**Data shown**
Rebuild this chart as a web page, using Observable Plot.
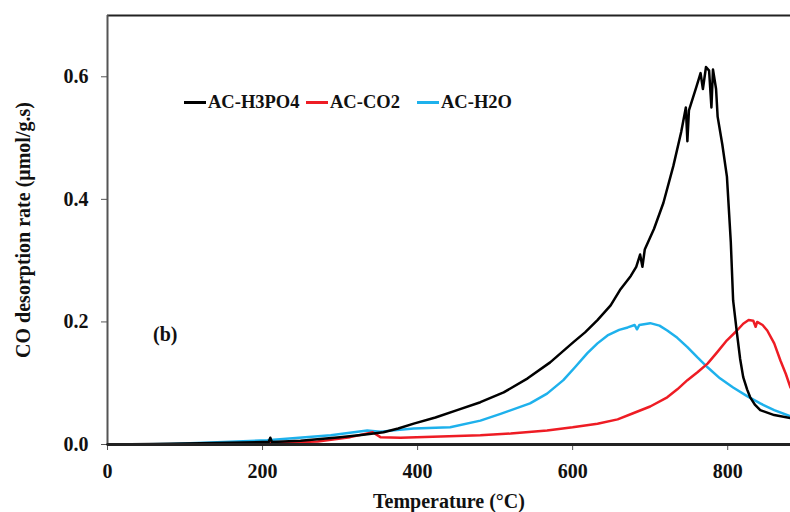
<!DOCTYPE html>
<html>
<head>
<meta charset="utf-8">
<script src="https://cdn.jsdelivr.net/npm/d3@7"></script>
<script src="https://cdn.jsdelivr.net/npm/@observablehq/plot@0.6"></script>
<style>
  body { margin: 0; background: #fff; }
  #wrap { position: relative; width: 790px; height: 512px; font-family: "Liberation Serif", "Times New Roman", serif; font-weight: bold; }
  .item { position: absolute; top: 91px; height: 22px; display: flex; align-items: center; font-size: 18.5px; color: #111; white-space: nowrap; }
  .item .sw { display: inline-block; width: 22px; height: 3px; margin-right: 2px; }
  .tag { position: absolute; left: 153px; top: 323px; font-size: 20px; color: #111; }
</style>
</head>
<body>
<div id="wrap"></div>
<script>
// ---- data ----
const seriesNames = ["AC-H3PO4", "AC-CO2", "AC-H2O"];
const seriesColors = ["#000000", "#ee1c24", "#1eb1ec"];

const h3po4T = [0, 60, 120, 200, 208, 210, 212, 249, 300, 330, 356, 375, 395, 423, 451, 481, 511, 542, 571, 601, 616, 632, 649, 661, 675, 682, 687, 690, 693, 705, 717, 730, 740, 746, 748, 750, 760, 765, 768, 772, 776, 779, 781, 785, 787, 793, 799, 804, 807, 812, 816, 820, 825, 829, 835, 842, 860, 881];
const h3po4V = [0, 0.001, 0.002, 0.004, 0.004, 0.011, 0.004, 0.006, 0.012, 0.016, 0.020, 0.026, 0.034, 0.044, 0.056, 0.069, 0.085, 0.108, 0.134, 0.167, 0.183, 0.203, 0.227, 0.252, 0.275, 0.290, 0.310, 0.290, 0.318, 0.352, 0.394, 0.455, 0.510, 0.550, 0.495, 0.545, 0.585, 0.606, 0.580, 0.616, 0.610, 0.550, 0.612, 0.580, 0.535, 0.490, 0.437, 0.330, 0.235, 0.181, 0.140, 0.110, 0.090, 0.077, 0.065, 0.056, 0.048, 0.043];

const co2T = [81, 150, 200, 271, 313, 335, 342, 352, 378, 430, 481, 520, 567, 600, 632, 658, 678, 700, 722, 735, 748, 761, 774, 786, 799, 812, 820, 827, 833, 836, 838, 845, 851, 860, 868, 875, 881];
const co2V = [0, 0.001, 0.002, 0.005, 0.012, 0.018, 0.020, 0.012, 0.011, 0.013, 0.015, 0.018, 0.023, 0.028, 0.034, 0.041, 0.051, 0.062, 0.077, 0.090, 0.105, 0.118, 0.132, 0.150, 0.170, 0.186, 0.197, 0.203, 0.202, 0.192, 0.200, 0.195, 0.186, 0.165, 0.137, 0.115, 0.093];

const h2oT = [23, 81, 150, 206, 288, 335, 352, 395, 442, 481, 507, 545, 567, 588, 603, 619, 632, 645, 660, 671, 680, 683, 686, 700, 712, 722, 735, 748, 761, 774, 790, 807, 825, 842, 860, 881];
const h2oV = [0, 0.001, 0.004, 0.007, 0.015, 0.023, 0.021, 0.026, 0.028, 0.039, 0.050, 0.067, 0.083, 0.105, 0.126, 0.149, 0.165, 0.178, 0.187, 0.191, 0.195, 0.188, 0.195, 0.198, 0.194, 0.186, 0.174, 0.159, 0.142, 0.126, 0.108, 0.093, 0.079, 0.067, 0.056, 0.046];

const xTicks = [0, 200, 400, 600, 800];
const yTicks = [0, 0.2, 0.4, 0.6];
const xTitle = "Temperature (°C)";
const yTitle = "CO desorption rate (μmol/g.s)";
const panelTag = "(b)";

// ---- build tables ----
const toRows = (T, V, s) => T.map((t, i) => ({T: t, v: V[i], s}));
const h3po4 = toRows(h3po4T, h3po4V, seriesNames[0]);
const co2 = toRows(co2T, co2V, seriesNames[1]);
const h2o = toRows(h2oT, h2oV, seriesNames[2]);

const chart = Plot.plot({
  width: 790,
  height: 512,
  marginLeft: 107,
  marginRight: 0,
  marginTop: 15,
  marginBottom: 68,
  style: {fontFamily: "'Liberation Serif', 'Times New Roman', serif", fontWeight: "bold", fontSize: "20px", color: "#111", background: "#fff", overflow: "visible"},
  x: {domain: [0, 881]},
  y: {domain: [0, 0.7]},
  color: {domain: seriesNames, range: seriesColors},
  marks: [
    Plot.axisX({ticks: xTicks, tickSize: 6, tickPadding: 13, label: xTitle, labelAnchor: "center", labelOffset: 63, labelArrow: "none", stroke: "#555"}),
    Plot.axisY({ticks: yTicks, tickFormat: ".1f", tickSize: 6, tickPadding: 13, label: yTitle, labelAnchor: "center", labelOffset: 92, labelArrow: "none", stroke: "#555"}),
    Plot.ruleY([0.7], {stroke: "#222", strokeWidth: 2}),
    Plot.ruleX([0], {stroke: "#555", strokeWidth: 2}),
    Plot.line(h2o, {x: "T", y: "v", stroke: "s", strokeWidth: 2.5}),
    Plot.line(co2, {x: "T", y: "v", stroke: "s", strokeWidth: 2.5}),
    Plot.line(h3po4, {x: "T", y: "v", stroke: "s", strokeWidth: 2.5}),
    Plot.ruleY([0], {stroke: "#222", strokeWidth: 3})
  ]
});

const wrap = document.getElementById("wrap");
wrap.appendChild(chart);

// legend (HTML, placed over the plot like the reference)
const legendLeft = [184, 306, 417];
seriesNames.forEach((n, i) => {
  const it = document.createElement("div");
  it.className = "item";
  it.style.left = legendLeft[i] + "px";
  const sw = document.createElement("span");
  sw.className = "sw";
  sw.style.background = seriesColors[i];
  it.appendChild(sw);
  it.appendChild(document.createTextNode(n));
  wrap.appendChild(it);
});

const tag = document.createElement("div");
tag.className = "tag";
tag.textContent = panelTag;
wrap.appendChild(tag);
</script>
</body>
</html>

**Set task**
Except for the pictures, copy the material above exactly.

**Exercise solution**
Rebuild this chart as a web page, using Observable Plot.
<!DOCTYPE html>
<html>
<head>
<meta charset="utf-8">
<script src="https://cdn.jsdelivr.net/npm/d3@7"></script>
<script src="https://cdn.jsdelivr.net/npm/@observablehq/plot@0.6"></script>
<style>
  body { margin: 0; background: #fff; }
  #wrap { position: relative; width: 790px; height: 512px; font-family: "Liberation Serif", "Times New Roman", serif; font-weight: bold; }
  .item { position: absolute; top: 91px; height: 22px; display: flex; align-items: center; font-size: 18.5px; color: #111; white-space: nowrap; }
  .item .sw { display: inline-block; width: 22px; height: 3px; margin-right: 2px; }
  .tag { position: absolute; left: 153px; top: 323px; font-size: 20px; color: #111; }
</style>
</head>
<body>
<div id="wrap"></div>
<script>
// ---- data ----
const seriesNames = ["AC-H3PO4", "AC-CO2", "AC-H2O"];
const seriesColors = ["#000000", "#ee1c24", "#1eb1ec"];

const h3po4T = [0, 60, 120, 200, 208, 210, 212, 249, 300, 330, 356, 375, 395, 423, 451, 481, 511, 542, 571, 601, 616, 632, 649, 661, 675, 682, 687, 690, 693, 705, 717, 730, 740, 746, 748, 750, 760, 765, 768, 772, 776, 779, 781, 785, 787, 793, 799, 804, 807, 812, 816, 820, 825, 829, 835, 842, 860, 881];
const h3po4V = [0, 0.001, 0.002, 0.004, 0.004, 0.011, 0.004, 0.006, 0.012, 0.016, 0.020, 0.026, 0.034, 0.044, 0.056, 0.069, 0.085, 0.108, 0.134, 0.167, 0.183, 0.203, 0.227, 0.252, 0.275, 0.290, 0.310, 0.290, 0.318, 0.352, 0.394, 0.455, 0.510, 0.550, 0.495, 0.545, 0.585, 0.606, 0.580, 0.616, 0.610, 0.550, 0.612, 0.580, 0.535, 0.490, 0.437, 0.330, 0.235, 0.181, 0.140, 0.110, 0.090, 0.077, 0.065, 0.056, 0.048, 0.043];

const co2T = [81, 150, 200, 271, 313, 335, 342, 352, 378, 430, 481, 520, 567, 600, 632, 658, 678, 700, 722, 735, 748, 761, 774, 786, 799, 812, 820, 827, 833, 836, 838, 845, 851, 860, 868, 875, 881];
const co2V = [0, 0.001, 0.002, 0.005, 0.012, 0.018, 0.020, 0.012, 0.011, 0.013, 0.015, 0.018, 0.023, 0.028, 0.034, 0.041, 0.051, 0.062, 0.077, 0.090, 0.105, 0.118, 0.132, 0.150, 0.170, 0.186, 0.197, 0.203, 0.202, 0.192, 0.200, 0.195, 0.186, 0.165, 0.137, 0.115, 0.093];

const h2oT = [23, 81, 150, 206, 288, 335, 352, 395, 442, 481, 507, 545, 567, 588, 603, 619, 632, 645, 660, 671, 680, 683, 686, 700, 712, 722, 735, 748, 761, 774, 790, 807, 825, 842, 860, 881];
const h2oV = [0, 0.001, 0.004, 0.007, 0.015, 0.023, 0.021, 0.026, 0.028, 0.039, 0.050, 0.067, 0.083, 0.105, 0.126, 0.149, 0.165, 0.178, 0.187, 0.191, 0.195, 0.188, 0.195, 0.198, 0.194, 0.186, 0.174, 0.159, 0.142, 0.126, 0.108, 0.093, 0.079, 0.067, 0.056, 0.046];

const xTicks = [0, 200, 400, 600, 800];
const yTicks = [0, 0.2, 0.4, 0.6];
const xTitle = "Temperature (°C)";
const yTitle = "CO desorption rate (μmol/g.s)";
const panelTag = "(b)";

// ---- build tables ----
const toRows = (T, V, s) => T.map((t, i) => ({T: t, v: V[i], s}));
const h3po4 = toRows(h3po4T, h3po4V, seriesNames[0]);
const co2 = toRows(co2T, co2V, seriesNames[1]);
const h2o = toRows(h2oT, h2oV, seriesNames[2]);

const chart = Plot.plot({
  width: 790,
  height: 512,
  marginLeft: 107,
  marginRight: 0,
  marginTop: 15,
  marginBottom: 68,
  style: {fontFamily: "'Liberation Serif', 'Times New Roman', serif", fontWeight: "bold", fontSize: "20px", color: "#111", background: "#fff", overflow: "visible"},
  x: {domain: [0, 881]},
  y: {domain: [0, 0.7]},
  color: {domain: seriesNames, range: seriesColors},
  marks: [
    Plot.axisX({ticks: xTicks, tickSize: 6, tickPadding: 13, label: xTitle, labelAnchor: "center", labelOffset: 63, labelArrow: "none", stroke: "#555"}),
    Plot.axisY({ticks: yTicks, tickFormat: ".1f", tickSize: 6, tickPadding: 13, label: yTitle, labelAnchor: "center", labelOffset: 92, labelArrow: "none", stroke: "#555"}),
    Plot.ruleY([0.7], {stroke: "#222", strokeWidth: 2}),
    Plot.ruleX([0], {stroke: "#555", strokeWidth: 2}),
    Plot.line(h2o, {x: "T", y: "v", stroke: "s", strokeWidth: 2.5}),
    Plot.line(co2, {x: "T", y: "v", stroke: "s", strokeWidth: 2.5}),
    Plot.line(h3po4, {x: "T", y: "v", stroke: "s", strokeWidth: 2.5}),
    Plot.ruleY([0], {stroke: "#222", strokeWidth: 3})
  ]
});

const wrap = document.getElementById("wrap");
wrap.appendChild(chart);

// legend (HTML, placed over the plot like the reference)
const legendLeft = [184, 306, 417];
seriesNames.forEach((n, i) => {
  const it = document.createElement("div");
  it.className = "item";
  it.style.left = legendLeft[i] + "px";
  const sw = document.createElement("span");
  sw.className = "sw";
  sw.style.background = seriesColors[i];
  it.appendChild(sw);
  it.appendChild(document.createTextNode(n));
  wrap.appendChild(it);
});

const tag = document.createElement("div");
tag.className = "tag";
tag.textContent = panelTag;
wrap.appendChild(tag);
</script>
</body>
</html>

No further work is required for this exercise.